Now, evergreen content could be the topic of several posts. But being that this is a newsletter, and you likely don’t have 90 minutes to spend sifting through this piece, I want to highly 1 tactic that you can employ this week.

Series-based content.

Find a winning format. Pair it with an evergreen topic. Run it on repeat.

Let’s look at an example. There’s this podcast I’ve been loving called Founder’s Podcast by David Senra. I’ve recommended it a few times here in Social Files. Maybe you’ve seen it.

David crushes it on Twitter. And there are 2 types of content he leans on most of the time.

  1. He’ll share a direct quote from one of the biographies he’s done an episode on
  • He always leads with the subject’s name (this gives credibility to the post and gets someone to stop scrolling)
  • He always pairs the quote with a related image (helps boost engagement on Twitter/X)

Example:

  1. He’ll share a listicle of his takeaways from a recent research session
  • Quick bullets make it skimmable easy to read
  • He again leverages the subject’s name to invoke a form of social proof

Example:

Both formats are valuable to the audience and easy for David to run on repeat. He’s already doing the research for his episodes, so he has the quotes and lessons at hand. All he has to be is package them in a way that consumers on social want to consume.

THOUGHT EXERCISE:

What’s one repeatable series you can test in the coming month?

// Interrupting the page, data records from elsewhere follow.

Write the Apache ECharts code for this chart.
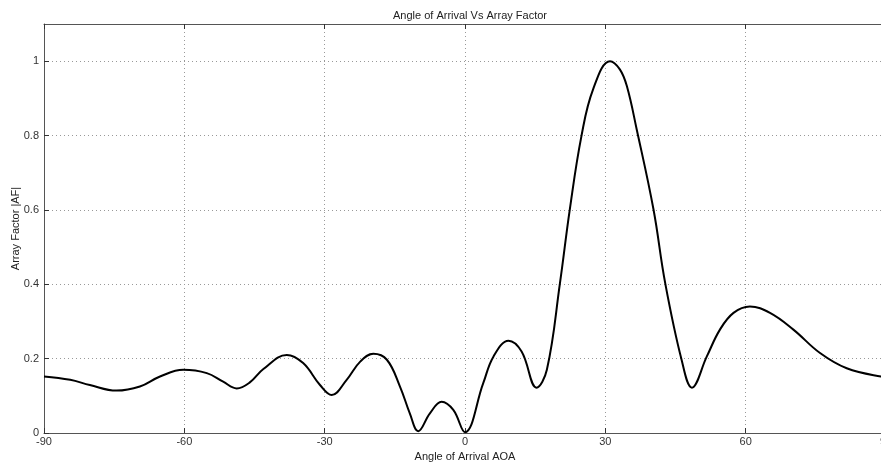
<!DOCTYPE html>
<html>
<head>
<meta charset="utf-8">
<title>Angle of Arrival Vs Array Factor</title>
<script src="https://cdn.jsdelivr.net/npm/echarts@6/dist/echarts.min.js"></script>
<style>
	html, body{
		margin: 0;
		padding: 0;
		background: #fff;
	}
	#main{
		width: 881px;
		height: 464px;
	}
</style>
</head>
<body>
<div id="main"></div>
<script type="text/javascript">
// angle of arrival (deg) and array factor
var angles = [-90, -84.4, -80.2, -74.5, -69.5, -65.2, -60.2, -55.2, -51.7, -48.8,
	-46.0, -43.1, -38.1, -34.6, -31.0, -28.5, -25.3, -22.4, -19.6, -16.7,
	-13.9, -11.8, -10.0, -7.5, -5.0, -2.5, 0, 3.9, 6.1, 9.3,
	12.1, 15.3, 17.5, 20.3, 22.4, 24.9, 27.4, 31.0, 33.1, 34.6,
	36.7, 40.3, 42.8, 46.3, 48.5, 51.7, 54.5, 57.4, 60.9, 65.2,
	70.2, 75.9, 81.6, 88.9, 90];
var af = [0.152, 0.143, 0.129, 0.114, 0.125, 0.152, 0.170, 0.161, 0.138, 0.120,
	0.136, 0.172, 0.210, 0.188, 0.129, 0.102, 0.143, 0.192, 0.213, 0.197,
	0.125, 0.053, 0.005, 0.053, 0.084, 0.062, 0.002, 0.134, 0.206, 0.248,
	0.219, 0.122, 0.170, 0.403, 0.601, 0.799, 0.925, 1.0, 0.978, 0.933,
	0.817, 0.601, 0.403, 0.197, 0.122, 0.206, 0.278, 0.323, 0.340, 0.323,
	0.278, 0.215, 0.174, 0.152, 0.151];
var xTicks = [-90, -60, -30, 0, 30, 60, 90];
var yTicks = [0, 0.2, 0.4, 0.6, 0.8, 1];

var points = [];
for (var i = 0; i < angles.length; i++) {
	points.push([angles[i], af[i]]);
}

var font = 'Liberation Sans, Arial, sans-serif';
var axisColor = '#555';
var gridLine = {show: true, lineStyle: {color: '#999', type: [1, 3], width: 1}};

var myChart = echarts.init(document.getElementById('main'));
var option = {
	backgroundColor: '#fff',
	animation: false,
	title: {
		text: 'Angle of Arrival Vs Array Factor',
		left: 465,
		textAlign: 'center',
		top: 5,
		textStyle: {fontFamily: font, fontSize: 11, fontWeight: 'normal', color: '#222'}
	},
	grid: {left: 44, right: -5, top: 24, bottom: 31, containLabel: false, outerBoundsMode: 'none'},
	xAxis: [{
		type: 'value',
		min: -90, max: 90, interval: 30,
		position: 'bottom',
		name: 'Angle of Arrival AOA',
		nameLocation: 'middle',
		nameGap: 16,
		nameTextStyle: {fontFamily: font, fontSize: 11, color: '#222'},
		axisLine: {show: true, onZero: false, lineStyle: {color: axisColor, width: 1}},
		axisTick: {show: true, inside: true, length: 5, lineStyle: {color: '#333'}},
		axisLabel: {
			fontFamily: font, fontSize: 11, color: '#333', margin: 3,
			formatter: function (v) { return xTicks.indexOf(v) >= 0 ? String(v) : ''; }
		},
		splitLine: gridLine
	}, {
		type: 'value',
		min: -90, max: 90, interval: 30,
		position: 'top',
		axisLine: {show: true, onZero: false, lineStyle: {color: axisColor, width: 1}},
		axisTick: {show: true, inside: true, length: 5, lineStyle: {color: '#333'}},
		axisLabel: {show: false},
		splitLine: {show: false}
	}],
	yAxis: [{
		type: 'value',
		min: 0, max: 1.1, interval: 0.2,
		position: 'left',
		name: 'Array Factor |AF|',
		nameLocation: 'middle',
		nameRotate: 90,
		nameGap: 23,
		nameMoveOverlap: false,
		nameTextStyle: {fontFamily: font, fontSize: 11, color: '#222'},
		axisLine: {show: true, onZero: false, lineStyle: {color: axisColor, width: 1}},
		axisTick: {show: true, inside: true, length: 5, lineStyle: {color: '#333'}},
		axisLabel: {
			fontFamily: font, fontSize: 11, color: '#333', margin: 5,
			showMaxLabel: false,
			formatter: function (v) {
				var r = Math.round(v * 10) / 10;
				return yTicks.indexOf(r) >= 0 ? String(r) : '';
			}
		},
		splitLine: gridLine
	}],
	series: [{
		type: 'line',
		data: points,
		smooth: 0.4,
		showSymbol: false,
		lineStyle: {color: '#000', width: 2},
		itemStyle: {color: '#000'}
	}]
};
myChart.setOption(option);
</script>
</body>
</html>
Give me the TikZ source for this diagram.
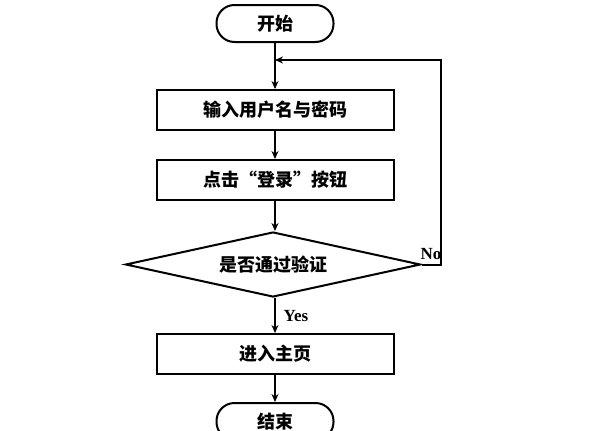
\documentclass[tikz,border=0pt]{standalone}
\usepackage{fontspec}
\setmainfont{Liberation Serif}
\newfontfamily\cjk{Noto Sans CJK SC}
\usetikzlibrary{shapes.geometric,arrows.meta}
\begin{document}
\begin{tikzpicture}[x=1pt,y=-1pt,
  lw/.style={line width=2pt},
  term/.style={lw,draw,rounded corners=18pt,minimum width=117pt,minimum height=37pt,inner sep=0pt,font=\cjk\bfseries\fontsize{18}{20}\selectfont},
  proc/.style={lw,draw,minimum width=237pt,minimum height=40pt,inner sep=0pt,font=\cjk\bfseries\fontsize{18}{20}\selectfont},
  dec/.style={lw,draw,diamond,aspect=4.5,minimum width=295pt,minimum height=65pt,inner sep=0pt,font=\cjk\bfseries\fontsize{18}{20}\selectfont},
  arr/.style={lw,-{Stealth[length=8pt,width=7pt]}},
  lab/.style={font=\bfseries\fontsize{17}{19}\selectfont,inner sep=0pt}]
\useasboundingbox (0,0) rectangle (600,431);
\node[term] (start) at (275,23.5) {开始};
\node[proc] (b1) at (275,110) {输入用户名与密码};
\node[proc] (b2) at (275,180) {点击“登录”按钮};
\node[dec] (d) at (273,264.5) {是否通过验证};
\node[proc] (b3) at (275,354) {进入主页};
\node[term] (end) at (275,421.5) {结束};
\coordinate (c) at (441,60);
\draw[arr] (start.south) -- (b1.north);
\draw[arr] (b1.south) -- (b2.north);
\draw[arr] (b2.south) -- (b2.south |- d.north);
\draw[arr] (b2.south |- d.south) -- (b3.north);
\draw[arr] (b3.south) -- (end.north);
\draw[arr] (d.east) -- (d.east -| c) -- (c) -- (c -| start);
\node[lab] (no) at (431,254) {No};
\node[lab] (yes) at (296,316) {Yes};
\end{tikzpicture}
\end{document}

Pick a format you feel comfortable with. Pair it with an evergreen topic related to your niche.

This deep dive itself is another example of the method I’m talking about. I take a principle that works on social, and write a long-form deep dive on the topic, with a real example.

It’s easy for me to find examples, and writing is a medium that is easy for me. See how this works?

You want to create your social media strategy in a way that leans into the resources you have available to you, and in a way that doesn’t shackle you to chasing trends all day long.

Trends should supplement your company’s social presence, not be the foundation of it.